I'd be interested in a few views on this. I'm just about to rewire our battery banks which was going to involve a couple of blade fuse boxes (one for stwiched circuts another for unswitched). Should I grease the fuse contacts? I guess the fuses themselves are cheap and easy to replace, it would be more the contacts on the fuse box that I'd worry about - I'd hope these would last a few years.
 
All my new circuits have blade fuses and I'm about to change the final continental style fuses to blade. So far haven't had a problem with corrosion of blade fuses.

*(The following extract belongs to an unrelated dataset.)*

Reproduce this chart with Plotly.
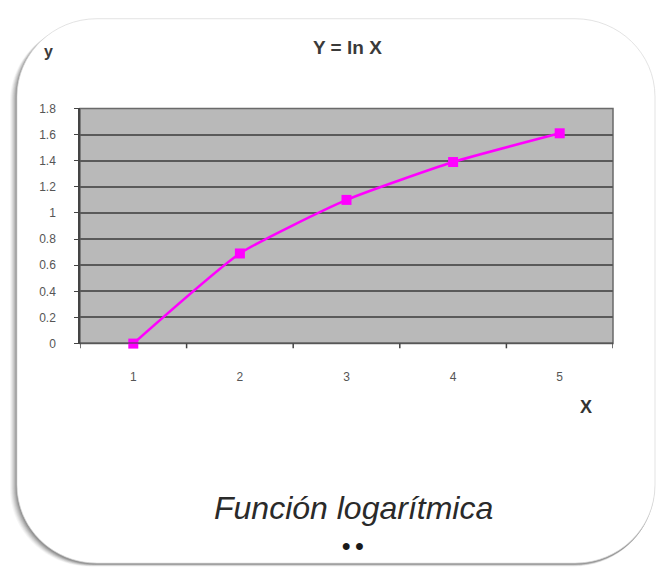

I have contralube electrical 'grease' on board but I have also used an ms4? silicone grease on electrics as well.
 
Blade fuses have, like Lucar type connectors, the 'wiping'effect as they are inserted and removed. For this reason they are superior.

Both our last two boats have been very dry internally. No poor conections of any fuses has occured.
 
Reading the posts above I think there are a few contributing problems on my yacht: the fuse panel is 25 years old and the blade sockets on one end are much weaker grip strength, in the recent past leaky windows above the electrics panel, uk winter on a swinging mooring without power to keep the humidity down. Could be the blade sockets on the circuit board need replacing. I will compare the grip of the blade on a car one when I next get a chance.
 
I have no fuses, all MCBs, problem solved.

Oh, I lie, there is one inline fuse in a battery box for the sensing wire to the alternator controller.
And all the socket, mains and 12v have fuses in the plug tops.
And the monster in the inverter supply.
I've got a lot really then!
I must go to sleep zzzzzzzzzzzzzzzzzzzzzzzzzzzzzzzzzzzzzzzz
 
Surely a good gobbet of vaseline on and around the fuse and post as you insert it will prevent all corrosion virtually for ever unless it's regularly showered in salt water?